Coffin has not released specific sales figures for the government services division. But, he says defense-related work accounts for roughly 40 percent of federal revenues, with the rest coming from civilian agencies. Although the specific contracts and programs will change over time, Coffin expects to see that same revenue mix to remain in place. Sales to state and local government constitute 10 percent to 15 percent of sales to the public sector.
Meanwhile, iGATE provides services to government organizations through several large commercial firms. For example, General Electric ranks as one of the company’s largest clients.
As such, iGATE has extensive experience supporting health care information technology services around the world, and Coffin intends to use this as a major sales hook. Under President Obama’s health care legislation, hospitals, outpatient clinics and doctors offices throughout the United States will face new federal pressure to invest in health information technology platforms to match additional federal technology programs designed to lower health care costs.

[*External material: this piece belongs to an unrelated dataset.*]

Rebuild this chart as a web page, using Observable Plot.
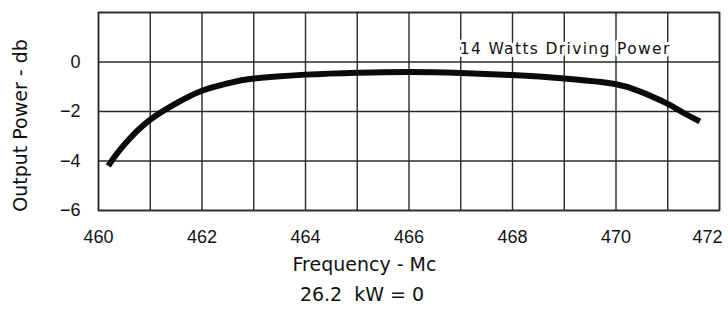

iGATE already supports several major U.S. government health care information technology initiatives. In particular, iGATE is a supplier to the Defense Department’s sprawling TRICARE program for military health services, and the company also counts the Department of Health and Human Services as a key client.
For his part, Coffin is something of a renaissance figure. For example, he is a former business consultant and an expert in the efficiency field known as Lean Six Sigma, where he says he ranks as a “master black belt.”
He also loves to cook Cajun food, and he recently whipped up a crawfish boil for roughly 150 guests. Coffin met his wife, a native of Louisiana, on Bourbon Street in New Orleans while he was visiting the city during his pilot training days. She is an executive with United Technologies, and the couple has four children, ages 12, 15, 16 and 17.
Coffin originally hails from the Boston area, where he grew up playing hockey. He likes to draw and also play drums, adding that his daughter is pestering him to help her start a rock band. Family consumes most of his spare time as he also coaches youth sports in which his children are involved.
He also is an expert on project management and defense acquisitions, having received professional accreditations in both fields. Before joining iGATE in early 2012, he logged stints at Adelphia Business Solutions, the Institute for Defense Analyses and Celtiq LLC, where he served as president and chief executive officer.
From this vantage point, Coffin says iGATE has another strong sales message with federal contracting officers. As an information technology services firm, iGATE can focus with laser-like intensity on the result because it is not tied to any one technology platform.
“We are both hardware and software agnostic,” he declares. “We’re focused on the application development and the business process—how to make the business process lean. You see some of the larger systems integrators selling off some of their services so they don’t affect their hardware purchases.
“That plays to one of our strengths. Companies like ours can fill in that void when you see the larger guys in this market having to walk away from some of those opportunities in the future.”